The ideological battle led to higher education being treated as a commodity and students as consumers, according to Starving. And learning for learning’s sake and the betterment of the citizenry and society? Unless poetry can demonstrate a return on investment, forget about it.

Banowsky quotes James Carville in the film, who says, “What is happening is immoral. We are stealing the future of the next generation.”

Those slicing public schools’ budgets want to restrict what universities teach and research, says UVA media studies professor Siva Vaidhyanathan, who appears in the documentary. They’re focusing on short-term rewards, he says, “teaching skill-training rather than fuller education.”

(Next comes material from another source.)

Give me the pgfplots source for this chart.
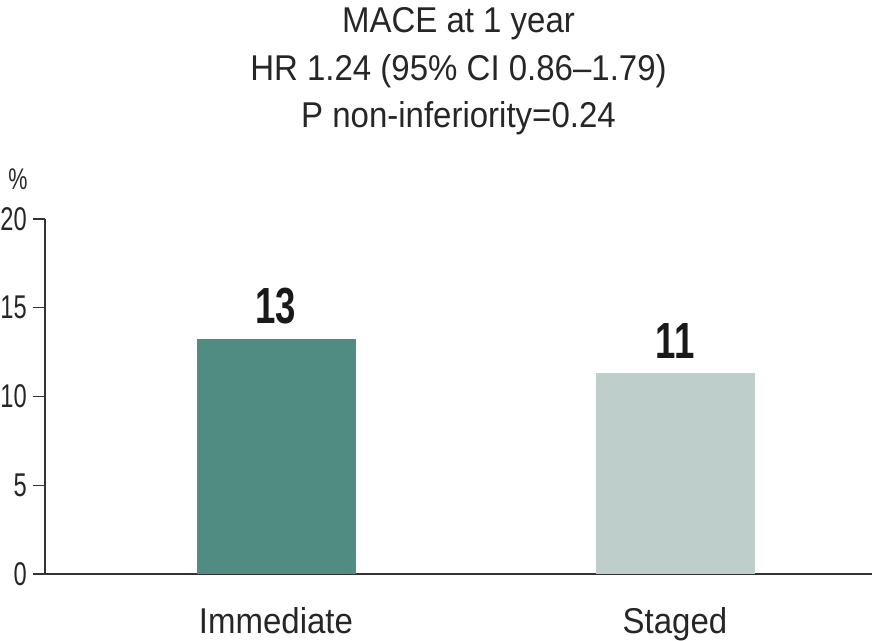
\documentclass[border=0pt]{standalone}
\usepackage{fontspec}
\setmainfont{Liberation Sans}[FakeStretch=0.92]
\newfontfamily\numfont{Liberation Sans}[FakeStretch=0.72]
\usepackage{pgfplots}
\pgfplotsset{compat=1.18}
\usetikzlibrary{calc}
\definecolor{immc}{HTML}{518C82}
\definecolor{stgc}{HTML}{BDCECB}
\definecolor{axc}{HTML}{333333}
\begin{document}
\begin{tikzpicture}
\begin{axis}[
  scale only axis,
  width=827bp, height=355bp,
  xmin=0, xmax=827, ymin=0, ymax=20,
  axis lines*=left,
  axis line style={axc, line width=1.5bp},
  ytick={0,5,10,15,20},
  tick style={axc, line width=1.5bp},
  major tick length=12bp,
  tick align=outside,
  ytick pos=left,
  /pgf/number format/assume math mode=true,
  yticklabel style={font=\numfont\fontsize{33}{33}\selectfont, inner sep=0pt, xshift=-6bp, text=black!85},
  xtick={231,630},
  xticklabels={Immediate,Staged},
  x tick style={draw=none},
  xticklabel style={font=\fontsize{36}{36}\selectfont, text=black!85, anchor=base, yshift=-47bp},
  ybar, bar width=159bp, bar shift=0pt,
  point meta=explicit symbolic,
  nodes near coords,
  nodes near coords style={font=\bfseries\numfont\fontsize{51}{51}\selectfont, text=black!90, anchor=south, inner sep=0pt, yshift=15bp},
  clip=false,
]
\addplot[fill=immc, draw=none] coordinates {(231,13.25) [13]};
\addplot[fill=stgc, draw=none] coordinates {(630,11.3) [11]};
\coordinate (BL) at (rel axis cs:0,0);
\coordinate (TR) at (rel axis cs:1,1);
\coordinate (TC) at (rel axis cs:0.5,1);
\coordinate (TL) at (rel axis cs:0,1);
\end{axis}
\node[font=\fontsize{36}{48}\selectfont, align=center, anchor=base, text=black!85, inner sep=0pt] at ($(TC)+(0,91bp)$) {MACE at 1 year\\HR 1.24 (95\% CI 0.86--1.79)\\P non-inferiority=0.24};
\node[font=\numfont\fontsize{30}{30}\selectfont, anchor=base, inner sep=0pt, text=black!85] at ($(TL)+(-27bp,29bp)$) {\%};
\pgfresetboundingbox
\path ($(BL)+(-45bp,-67bp)$) rectangle ($(TR)+(0,219bp)$);
\end{tikzpicture}
\end{document}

And when public research universities are forced to seek out private donations, that can lead to “pandering,” says Vaidhyanathan. “Most alumni want to defer to the judgment of faculty, but some of the higher-end donors result in the fact [that] we have a Center for Contemplative Sciences because of the whims of a billionaire rather than other research priorities.”

He’s referring to Paul Tudor Jones, who was a Helen Dragas ally in the failed ouster of Teresa Sullivan in 2012, an “effort to get rid of a president who is a distinguished academic and replace her with someone from the business world,” says Vaidhyanathan. “We’re seeing the anti-academic forces.”

The scene at UVA isn’t quite as dire as it is in other states. “Since the debacle of 2012, UVA has been able to make its case,” he says. “It has wide public support. Dragas’ biggest blunder was not realizing the broad public support from alumni, faculty and students. The legislature since that time has been quite the supporter.”

Starving the Beast opens September 30 at Violet Crown.